Thou Art Indeed Just, Lord

Study from Nature: Rocks and Trees. Asher Brown Durand. 1836.

 

Thou Art Indeed Just, Lord

Gerard Manley Hopkins, 1889

 

Righteous art Thou, O Lord, when I complain to Thee, yet I would plead my case before Thee. Why does the way of the wicked prosper?—Jeremiah 12:1

 

Thou art indeed just, Lord, if I contend

With thee; but, sir, so what I plead is just,

Why do sinners’ ways prosper? and why must

Disappointment all I endeavor end?

 Wert thou my enemy, O thou my freind,

How wouldst thou worse, I wonder, than thou dost

Defeat, thwart me? Oh, the sots and thralls of lust

Do in spare hours more thrive than I that spend,

Sir, life upon thy cause. See, banks and brakes

Now, leavéd how thick! lacéd they are again

With fretty chervil, look, and fresh wind shakes

Them; birds build—but not I build; no, but strain,

Time’s eunuch, and not breed one work that wakes.

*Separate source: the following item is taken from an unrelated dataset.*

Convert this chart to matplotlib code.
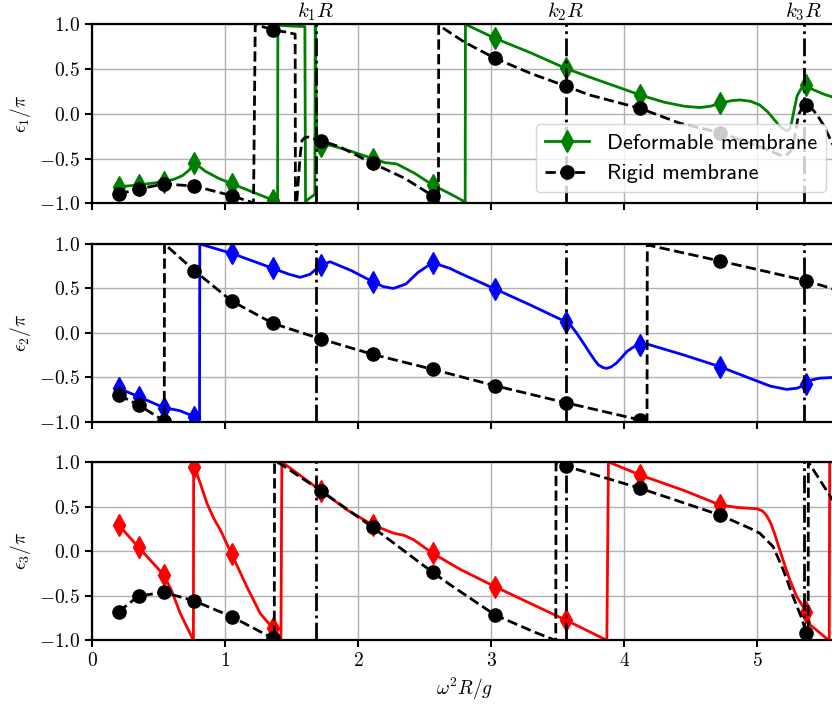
import matplotlib
matplotlib.use("Agg")
import matplotlib.pyplot as plt
import matplotlib.transforms as mtransforms

plt.rcParams.update({
    "font.family": "serif",
    "font.serif": ["cmr10"],
    "mathtext.fontset": "cm",
    "axes.formatter.use_mathtext": True,
    "axes.unicode_minus": True,
})

# Sampling points (omega^2 R / g) where markers are placed
marker_x = [0.20, 0.35, 0.54, 0.77, 1.05, 1.36, 1.72, 2.11, 2.56, 3.03, 3.56, 4.12, 4.72, 5.37]

# Resonance positions k_n R
k_values = [1.68, 3.56, 5.35]
k_labels = [r"$k_1R$", r"$k_2R$", r"$k_3R$"]

# epsilon_1 / pi
eps1_def_x = [0.20, 0.35, 0.54, 0.62, 0.68, 0.73, 0.77, 0.85, 0.95, 1.05, 1.20, 1.36, 1.395, 1.397,
              1.50, 1.60, 1.605, 1.62, 1.675, 1.678, 1.69, 1.72, 1.79, 1.95, 2.11, 2.20, 2.29, 2.42,
              2.56, 2.70, 2.805, 2.807, 3.03, 3.30, 3.56, 3.74, 3.95, 4.12, 4.30, 4.45, 4.57, 4.65,
              4.72, 4.80, 4.87, 4.95, 5.02, 5.08, 5.12, 5.17, 5.22, 5.245, 5.26, 5.28, 5.30, 5.33,
              5.37, 5.42, 5.50, 5.60]
eps1_def_y = [-0.815, -0.795, -0.758, -0.73, -0.69, -0.63, -0.546, -0.64, -0.72, -0.78, -0.87,
              -0.963, -0.985, 0.99, 0.98, 0.975, -0.98, -0.96, -0.90, 1.0, -0.35, -0.36, -0.35,
              -0.42, -0.50, -0.545, -0.56, -0.66, -0.795, -0.90, -0.985, 1.0, 0.843, 0.68, 0.508,
              0.41, 0.30, 0.21, 0.13, 0.085, 0.07, 0.085, 0.117, 0.145, 0.155, 0.14, 0.098, 0.02,
              -0.05, -0.14, -0.19, -0.17, -0.09, 0.06, 0.20, 0.28, 0.32, 0.27, 0.22, 0.17]
eps1_rig_x = [0.20, 0.35, 0.54, 0.77, 1.05, 1.214, 1.227, 1.36, 1.45, 1.527, 1.529, 1.54, 1.565,
              1.578, 1.60, 1.627, 1.67, 1.72, 1.86, 2.11, 2.35, 2.56, 2.604, 2.606, 2.80, 3.03, 3.30,
              3.56, 3.74, 4.12, 4.42, 4.72, 5.02, 5.17, 5.20, 5.23, 5.25, 5.27, 5.29, 5.31, 5.34,
              5.37, 5.41, 5.45, 5.50, 5.60]
eps1_rig_y = [-0.896, -0.84, -0.784, -0.807, -0.915, -0.995, 1.0, 0.936, 0.915, 0.89, -1.0, -0.96,
              -0.46, -0.30, -0.265, -0.26, -0.28, -0.30, -0.367, -0.553, -0.72, -0.915, -0.99, 0.99,
              0.80, 0.62, 0.45, 0.31, 0.21, 0.061, -0.106, -0.21, -0.367, -0.46, -0.47, -0.45,
              -0.42, -0.35, -0.19, -0.01, 0.07, 0.10, 0.06, -0.01, -0.13, -0.44]

# epsilon_2 / pi
eps2_def_x = [0.20, 0.35, 0.54, 0.66, 0.77, 0.808, 0.81, 1.05, 1.36, 1.48, 1.565, 1.64, 1.72, 1.79,
              1.95, 2.11, 2.19, 2.266, 2.36, 2.45, 2.56, 2.69, 2.767, 3.03, 3.30, 3.56, 3.60, 3.644,
              3.70, 3.743, 3.78, 3.806, 3.84, 3.868, 3.90, 3.94, 3.98, 4.02, 4.07, 4.12, 4.17, 4.45,
              4.72, 4.946, 5.10, 5.22, 5.296, 5.34, 5.37, 5.41, 5.47, 5.60]
eps2_def_y = [-0.624, -0.718, -0.842, -0.876, -0.944, -1.0, 1.0, 0.895, 0.726, 0.66, 0.625, 0.66,
              0.764, 0.80, 0.70, 0.576, 0.52, 0.50, 0.55, 0.68, 0.79, 0.726, 0.67, 0.494, 0.31,
              0.125, 0.08, -0.005, -0.13, -0.23, -0.31, -0.36, -0.39, -0.40, -0.385, -0.343, -0.28,
              -0.21, -0.16, -0.137, -0.125, -0.25, -0.381, -0.512, -0.60, -0.636, -0.624, -0.60,
              -0.576, -0.53, -0.51, -0.50]
eps2_rig_x = [0.20, 0.35, 0.54, 0.543, 0.545, 0.77, 1.05, 1.36, 1.72, 2.11, 2.56, 3.03, 3.56, 4.12,
              4.172, 4.174, 4.72, 5.37, 5.60]
eps2_rig_y = [-0.70, -0.812, -0.99, -1.0, 1.0, 0.70, 0.358, 0.107, -0.069, -0.242, -0.41, -0.595,
              -0.786, -0.98, -1.0, 0.99, 0.809, 0.587, 0.48]

# epsilon_3 / pi
eps3_def_x = [0.20, 0.35, 0.54, 0.60, 0.663, 0.762, 0.764, 0.77, 0.79, 0.814, 0.864, 0.914, 0.964,
              1.05, 1.164, 1.265, 1.36, 1.42, 1.427, 1.72, 1.92, 2.11, 2.27, 2.35, 2.42, 2.56,
              2.767, 3.03, 3.30, 3.56, 3.87, 3.882, 4.12, 4.45, 4.72, 4.85, 4.946, 5.00, 5.04, 5.07,
              5.10, 5.13, 5.17, 5.21, 5.246, 5.297, 5.37, 5.40, 5.45, 5.52, 5.542, 5.545, 5.60]
eps3_def_y = [0.293, 0.043, -0.268, -0.45, -0.697, -1.0, 1.0, 0.948, 0.86, 0.76, 0.536, 0.37, 0.24,
              -0.035, -0.40, -0.70, -0.866, -1.0, 1.0, 0.678, 0.46, 0.293, 0.20, 0.175, 0.125,
              -0.024, -0.204, -0.399, -0.59, -0.772, -1.0, 1.0, 0.854, 0.68, 0.518, 0.49, 0.48,
              0.475, 0.45, 0.40, 0.32, 0.20, 0.013, -0.17, -0.324, -0.51, -0.68, -0.83, -0.89,
              -0.978, -1.0, 1.0, 1.0]
eps3_rig_x = [0.20, 0.35, 0.54, 0.77, 1.05, 1.36, 1.37, 1.372, 1.41, 1.72, 2.11, 2.56, 2.69, 3.03,
              3.318, 3.456, 3.486, 3.488, 3.56, 4.12, 4.72, 4.946, 5.02, 5.12, 5.196, 5.27, 5.33,
              5.37, 5.383, 5.385, 5.47, 5.60]
eps3_rig_y = [-0.679, -0.503, -0.462, -0.559, -0.735, -0.978, -1.0, 1.0, 0.985, 0.678, 0.267,
              -0.237, -0.375, -0.716, -0.903, -0.985, -1.0, 0.99, 0.955, 0.705, 0.405, 0.256, 0.20,
              0.05, -0.21, -0.51, -0.735, -0.92, -1.0, 1.0, 0.80, 0.50]

panels = [
    (eps1_def_x, eps1_def_y, eps1_rig_x, eps1_rig_y, "green", r"$\epsilon_1/\pi$"),
    (eps2_def_x, eps2_def_y, eps2_rig_x, eps2_rig_y, "blue", r"$\epsilon_2/\pi$"),
    (eps3_def_x, eps3_def_y, eps3_rig_x, eps3_rig_y, "red", r"$\epsilon_3/\pi$"),
]


def marker_indices(xs):
    return [i for i, v in enumerate(xs) if any(abs(v - m) < 1e-9 for m in marker_x)]


fig = plt.figure(figsize=(8.32, 7.04), dpi=100)
rects = [
    [0.1106, 0.7112, 0.8954, 0.2543],
    [0.1106, 0.4010, 0.8954, 0.2524],
    [0.1106, 0.0905, 0.8954, 0.2533],
]

axes = []
for rect, (dx, dy, rx, ry, color, ylab) in zip(rects, panels):
    ax = fig.add_axes(rect)
    axes.append(ax)
    ax.plot(dx, dy, color=color, lw=2.0, marker="d", ms=11,
            markevery=marker_indices(dx), label="Deformable membrane")
    ax.plot(rx, ry, color="k", ls="--", lw=2.0, marker="o", ms=9.5,
            markevery=marker_indices(rx), label="Rigid membrane")
    for k in k_values:
        ax.axvline(k, color="k", ls="-.", lw=2.0)
    ax.set_xlim(0, 5.6)
    ax.set_ylim(-1.0, 1.0)
    ax.set_xticks([0, 1, 2, 3, 4, 5])
    ax.set_yticks([-1.0, -0.5, 0.0, 0.5, 1.0])
    ax.grid(True, color="#b0b0b0", lw=1.0)
    ax.set_axisbelow(True)
    for sp in ax.spines.values():
        sp.set_linewidth(1.6)
    ax.tick_params(width=1.5, length=5, labelsize=14)
    ax.set_ylabel(ylab, fontsize=14)

axes[0].tick_params(labelbottom=False)
axes[1].tick_params(labelbottom=False)
axes[2].set_xlabel(r"$\omega^2R/g$", fontsize=14)

trans = mtransforms.blended_transform_factory(axes[0].transData, axes[0].transAxes)
for k, lab in zip(k_values, k_labels):
    axes[0].text(k, 1.005, lab, transform=trans, ha="center", va="bottom", fontsize=15)

axes[0].legend(loc="lower right", prop={"family": "cmss10", "size": 16})

fig.savefig("out.png", dpi=100)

Mine, O thou lord of life, send my roots rain.

 

Hopkin’s poem is a translation and expansion of Jeremiah 12. Always prone to depression, the Jesuit priest and poet had come to feel that his life was wretched and that he had failed to accomplish anything lasting. The earliest manuscript of the poem is dated March 17 (St. Patrick’s Day), 1889. Hopkins died of typhoid fever less than three months later. Today, he is recognized as a poet of enduring quality, the writer of such classics as “Spring and Fall,” “The Windhover,” “The Grandeur of God,” and “Pied Beauty.”

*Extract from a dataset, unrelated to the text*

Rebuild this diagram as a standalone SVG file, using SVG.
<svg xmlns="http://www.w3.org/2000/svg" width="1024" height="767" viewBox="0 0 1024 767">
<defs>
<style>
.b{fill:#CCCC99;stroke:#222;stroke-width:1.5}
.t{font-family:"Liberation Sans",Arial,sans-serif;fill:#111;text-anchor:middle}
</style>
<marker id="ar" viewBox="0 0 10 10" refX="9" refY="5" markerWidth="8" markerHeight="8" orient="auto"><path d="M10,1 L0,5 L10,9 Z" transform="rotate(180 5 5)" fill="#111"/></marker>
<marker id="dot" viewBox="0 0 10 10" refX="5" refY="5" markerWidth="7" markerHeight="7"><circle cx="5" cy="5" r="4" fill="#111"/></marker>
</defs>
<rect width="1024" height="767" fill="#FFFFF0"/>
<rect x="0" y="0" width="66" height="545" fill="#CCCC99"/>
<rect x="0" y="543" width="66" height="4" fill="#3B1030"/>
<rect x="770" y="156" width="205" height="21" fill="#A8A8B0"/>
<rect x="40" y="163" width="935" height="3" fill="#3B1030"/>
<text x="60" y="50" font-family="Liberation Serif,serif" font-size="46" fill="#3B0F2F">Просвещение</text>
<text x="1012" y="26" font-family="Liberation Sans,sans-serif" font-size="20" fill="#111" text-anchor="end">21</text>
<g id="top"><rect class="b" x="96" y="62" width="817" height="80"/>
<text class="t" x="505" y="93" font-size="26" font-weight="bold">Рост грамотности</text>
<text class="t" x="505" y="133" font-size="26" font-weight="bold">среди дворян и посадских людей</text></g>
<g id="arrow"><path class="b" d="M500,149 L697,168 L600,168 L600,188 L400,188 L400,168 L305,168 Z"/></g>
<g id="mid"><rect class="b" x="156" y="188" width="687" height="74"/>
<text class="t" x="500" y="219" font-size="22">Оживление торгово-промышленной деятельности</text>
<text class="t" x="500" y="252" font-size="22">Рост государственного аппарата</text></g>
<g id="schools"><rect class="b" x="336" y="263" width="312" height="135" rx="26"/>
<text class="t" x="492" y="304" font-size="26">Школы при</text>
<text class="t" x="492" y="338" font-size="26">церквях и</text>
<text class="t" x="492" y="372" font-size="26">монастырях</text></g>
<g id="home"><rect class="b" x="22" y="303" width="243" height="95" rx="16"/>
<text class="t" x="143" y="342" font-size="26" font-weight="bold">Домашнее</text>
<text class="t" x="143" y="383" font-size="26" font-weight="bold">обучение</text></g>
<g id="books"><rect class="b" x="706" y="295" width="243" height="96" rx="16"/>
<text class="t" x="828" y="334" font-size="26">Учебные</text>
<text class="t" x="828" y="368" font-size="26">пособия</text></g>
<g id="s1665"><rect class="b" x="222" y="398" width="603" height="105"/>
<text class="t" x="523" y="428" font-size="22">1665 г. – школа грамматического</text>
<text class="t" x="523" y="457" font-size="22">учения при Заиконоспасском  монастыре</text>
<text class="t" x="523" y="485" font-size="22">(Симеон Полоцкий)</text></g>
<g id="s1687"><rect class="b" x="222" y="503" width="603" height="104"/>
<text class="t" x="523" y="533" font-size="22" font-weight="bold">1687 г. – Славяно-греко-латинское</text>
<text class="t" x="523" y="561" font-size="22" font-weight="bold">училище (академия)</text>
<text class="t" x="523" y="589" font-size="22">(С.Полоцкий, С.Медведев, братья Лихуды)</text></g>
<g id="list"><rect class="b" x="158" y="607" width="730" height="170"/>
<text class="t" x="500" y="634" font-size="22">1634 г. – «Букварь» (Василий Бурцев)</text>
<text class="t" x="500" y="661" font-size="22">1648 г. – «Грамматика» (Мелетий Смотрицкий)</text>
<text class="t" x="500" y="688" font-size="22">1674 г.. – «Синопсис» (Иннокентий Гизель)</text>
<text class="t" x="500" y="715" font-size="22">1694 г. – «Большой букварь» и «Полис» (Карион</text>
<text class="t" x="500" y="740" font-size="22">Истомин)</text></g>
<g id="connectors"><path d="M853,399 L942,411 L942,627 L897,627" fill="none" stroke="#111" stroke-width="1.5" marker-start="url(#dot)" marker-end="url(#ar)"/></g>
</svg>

3 thoughts on “Thou Art Indeed Just, Lord”

  1. Inspiring story! If only Hopkins could have seen the lasting impact he made on the world of poetry!

    1. I have really been enjoying the poems of Gerard Hopkins these past weeks. I look forward to posting his poem “The Windhover” in August; he presents an unusual but vivid picture of his own hidden worth.

      Truly, worth found in Christ will endure through Christ’s eternity.